§ GOAL
Can you set down, exactly as they appear below, the lines from the opening of the material through the one bearing "['#ff2a2a', '#2ec82e', '#2a8cff', '#b43cff', '#33eeee'];", minus the pictures?

***** SOURCE DATA

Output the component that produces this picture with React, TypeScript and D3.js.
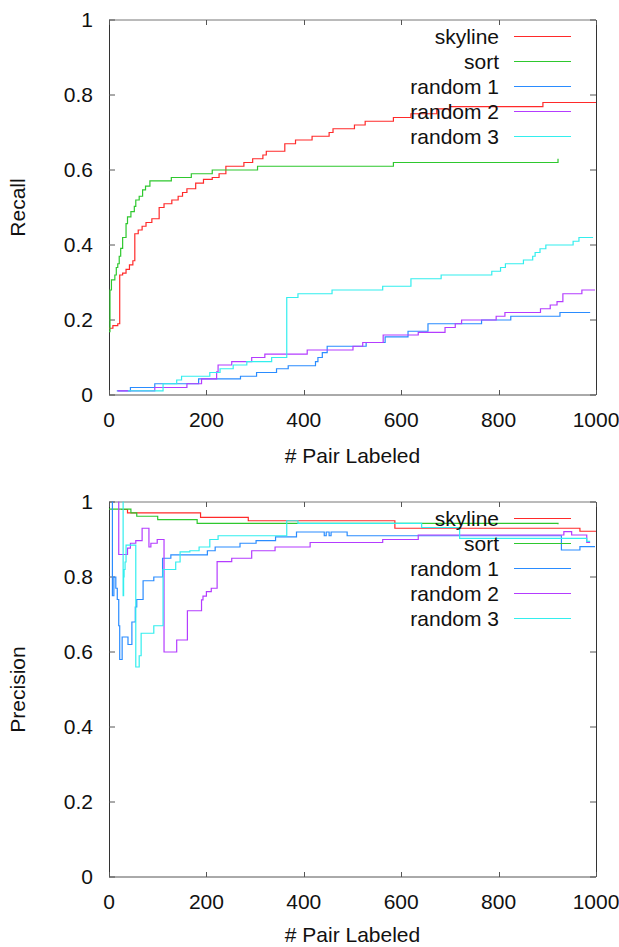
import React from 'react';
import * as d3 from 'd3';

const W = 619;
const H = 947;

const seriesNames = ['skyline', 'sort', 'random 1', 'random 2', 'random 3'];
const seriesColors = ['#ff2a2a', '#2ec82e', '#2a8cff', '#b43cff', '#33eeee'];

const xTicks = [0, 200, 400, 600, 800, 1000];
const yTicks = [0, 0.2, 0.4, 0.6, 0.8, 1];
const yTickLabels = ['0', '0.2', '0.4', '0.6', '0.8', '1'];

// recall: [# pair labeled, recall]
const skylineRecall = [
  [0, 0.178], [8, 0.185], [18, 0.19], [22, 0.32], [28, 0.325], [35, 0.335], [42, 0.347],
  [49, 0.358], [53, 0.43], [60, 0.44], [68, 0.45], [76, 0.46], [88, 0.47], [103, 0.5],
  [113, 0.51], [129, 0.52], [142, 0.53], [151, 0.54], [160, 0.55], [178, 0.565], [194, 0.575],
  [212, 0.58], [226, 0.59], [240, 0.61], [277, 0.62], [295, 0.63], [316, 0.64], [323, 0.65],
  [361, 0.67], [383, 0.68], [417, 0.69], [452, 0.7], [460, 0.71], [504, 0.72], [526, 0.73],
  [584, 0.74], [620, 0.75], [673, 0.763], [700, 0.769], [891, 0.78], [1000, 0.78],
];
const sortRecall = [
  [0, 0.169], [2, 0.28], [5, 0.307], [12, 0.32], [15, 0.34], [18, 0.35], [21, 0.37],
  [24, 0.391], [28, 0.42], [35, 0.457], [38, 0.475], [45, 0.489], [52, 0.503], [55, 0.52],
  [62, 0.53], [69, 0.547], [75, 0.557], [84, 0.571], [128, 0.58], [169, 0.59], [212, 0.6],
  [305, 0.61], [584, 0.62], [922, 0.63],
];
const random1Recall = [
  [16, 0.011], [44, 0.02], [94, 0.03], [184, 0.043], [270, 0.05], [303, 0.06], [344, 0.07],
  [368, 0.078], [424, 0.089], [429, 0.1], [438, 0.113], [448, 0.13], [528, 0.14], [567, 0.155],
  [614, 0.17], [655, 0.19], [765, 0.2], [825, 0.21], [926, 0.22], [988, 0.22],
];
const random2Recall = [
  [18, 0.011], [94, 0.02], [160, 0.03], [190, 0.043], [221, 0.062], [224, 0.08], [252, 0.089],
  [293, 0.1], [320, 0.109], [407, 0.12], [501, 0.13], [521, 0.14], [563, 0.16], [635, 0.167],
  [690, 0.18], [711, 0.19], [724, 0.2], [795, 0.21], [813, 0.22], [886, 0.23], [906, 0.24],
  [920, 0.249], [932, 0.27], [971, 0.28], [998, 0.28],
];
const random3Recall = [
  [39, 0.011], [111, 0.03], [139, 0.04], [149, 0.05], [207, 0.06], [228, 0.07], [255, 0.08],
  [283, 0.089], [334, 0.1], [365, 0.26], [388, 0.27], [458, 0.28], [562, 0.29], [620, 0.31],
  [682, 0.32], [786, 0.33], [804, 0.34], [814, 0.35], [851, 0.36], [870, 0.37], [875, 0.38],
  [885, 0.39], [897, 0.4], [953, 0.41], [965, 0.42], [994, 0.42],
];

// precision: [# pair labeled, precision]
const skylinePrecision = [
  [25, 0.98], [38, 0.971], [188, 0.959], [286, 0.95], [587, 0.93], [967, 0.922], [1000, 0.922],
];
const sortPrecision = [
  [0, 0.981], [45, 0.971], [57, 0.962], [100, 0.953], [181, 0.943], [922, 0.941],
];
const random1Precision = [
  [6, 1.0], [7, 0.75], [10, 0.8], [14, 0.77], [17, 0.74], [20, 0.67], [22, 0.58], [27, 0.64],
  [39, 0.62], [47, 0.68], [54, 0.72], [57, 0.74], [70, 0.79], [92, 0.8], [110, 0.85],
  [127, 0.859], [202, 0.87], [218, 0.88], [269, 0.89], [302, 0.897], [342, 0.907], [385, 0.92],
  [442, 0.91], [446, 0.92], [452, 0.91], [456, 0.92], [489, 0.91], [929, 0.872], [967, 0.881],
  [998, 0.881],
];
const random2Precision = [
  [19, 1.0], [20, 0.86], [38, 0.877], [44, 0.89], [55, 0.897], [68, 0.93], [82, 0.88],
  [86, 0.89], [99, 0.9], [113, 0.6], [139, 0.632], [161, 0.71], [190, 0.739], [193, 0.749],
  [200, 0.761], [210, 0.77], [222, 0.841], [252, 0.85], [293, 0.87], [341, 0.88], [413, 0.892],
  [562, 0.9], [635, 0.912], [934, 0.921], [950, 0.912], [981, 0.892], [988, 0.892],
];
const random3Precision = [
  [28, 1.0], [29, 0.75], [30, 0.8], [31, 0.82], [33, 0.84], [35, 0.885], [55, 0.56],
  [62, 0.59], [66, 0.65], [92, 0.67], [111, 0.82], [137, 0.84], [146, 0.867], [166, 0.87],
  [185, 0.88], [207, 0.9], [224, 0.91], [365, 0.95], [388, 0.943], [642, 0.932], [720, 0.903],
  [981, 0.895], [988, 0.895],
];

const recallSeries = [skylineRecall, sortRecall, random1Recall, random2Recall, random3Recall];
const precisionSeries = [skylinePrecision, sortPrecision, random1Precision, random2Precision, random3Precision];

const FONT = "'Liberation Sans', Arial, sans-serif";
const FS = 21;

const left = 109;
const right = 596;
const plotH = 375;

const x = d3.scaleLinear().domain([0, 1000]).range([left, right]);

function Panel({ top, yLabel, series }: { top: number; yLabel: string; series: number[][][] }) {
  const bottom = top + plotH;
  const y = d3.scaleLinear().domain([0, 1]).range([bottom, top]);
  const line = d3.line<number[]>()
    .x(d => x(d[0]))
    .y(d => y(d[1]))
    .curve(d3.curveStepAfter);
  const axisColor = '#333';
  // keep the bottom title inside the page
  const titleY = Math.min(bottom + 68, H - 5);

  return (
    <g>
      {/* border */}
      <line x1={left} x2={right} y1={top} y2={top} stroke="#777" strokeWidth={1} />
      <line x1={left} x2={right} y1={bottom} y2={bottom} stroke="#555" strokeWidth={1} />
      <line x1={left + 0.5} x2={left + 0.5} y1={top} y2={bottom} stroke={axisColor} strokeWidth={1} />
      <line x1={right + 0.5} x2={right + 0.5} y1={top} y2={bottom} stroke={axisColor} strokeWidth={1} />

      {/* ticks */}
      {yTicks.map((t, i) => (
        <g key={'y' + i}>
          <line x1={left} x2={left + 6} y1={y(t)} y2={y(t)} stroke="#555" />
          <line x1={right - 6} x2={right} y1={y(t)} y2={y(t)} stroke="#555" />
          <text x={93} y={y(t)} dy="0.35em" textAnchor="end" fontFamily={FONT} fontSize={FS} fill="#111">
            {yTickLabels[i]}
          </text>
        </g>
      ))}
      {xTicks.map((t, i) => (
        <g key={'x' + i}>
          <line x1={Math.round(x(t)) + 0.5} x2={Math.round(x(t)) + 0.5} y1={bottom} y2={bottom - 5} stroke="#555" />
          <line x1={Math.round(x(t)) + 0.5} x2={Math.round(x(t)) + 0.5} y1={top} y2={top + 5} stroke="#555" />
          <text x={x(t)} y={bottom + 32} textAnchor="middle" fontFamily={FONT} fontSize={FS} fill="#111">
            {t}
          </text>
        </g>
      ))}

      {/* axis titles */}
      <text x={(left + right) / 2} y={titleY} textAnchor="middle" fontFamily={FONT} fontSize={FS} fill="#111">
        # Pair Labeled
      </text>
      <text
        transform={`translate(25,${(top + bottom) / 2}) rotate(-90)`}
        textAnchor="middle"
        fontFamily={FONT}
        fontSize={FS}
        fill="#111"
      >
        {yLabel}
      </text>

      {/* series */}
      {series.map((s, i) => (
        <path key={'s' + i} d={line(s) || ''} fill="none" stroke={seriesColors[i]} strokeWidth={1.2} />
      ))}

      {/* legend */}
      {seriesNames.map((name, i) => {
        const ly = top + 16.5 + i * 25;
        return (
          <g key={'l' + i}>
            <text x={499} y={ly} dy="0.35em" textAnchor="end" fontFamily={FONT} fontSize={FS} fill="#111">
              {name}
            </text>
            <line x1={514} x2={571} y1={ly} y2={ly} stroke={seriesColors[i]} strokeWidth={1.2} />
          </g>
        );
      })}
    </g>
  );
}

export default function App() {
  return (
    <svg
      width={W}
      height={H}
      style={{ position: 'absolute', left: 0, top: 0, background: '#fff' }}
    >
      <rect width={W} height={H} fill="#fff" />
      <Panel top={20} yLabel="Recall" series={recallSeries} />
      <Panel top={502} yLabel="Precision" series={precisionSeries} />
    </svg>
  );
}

**********

§ ANSWER BELOW
Output the component that produces this picture with React, TypeScript and D3.js.
import React from 'react';
import * as d3 from 'd3';

const W = 619;
const H = 947;

const seriesNames = ['skyline', 'sort', 'random 1', 'random 2', 'random 3'];
const seriesColors = ['#ff2a2a', '#2ec82e', '#2a8cff', '#b43cff', '#33eeee'];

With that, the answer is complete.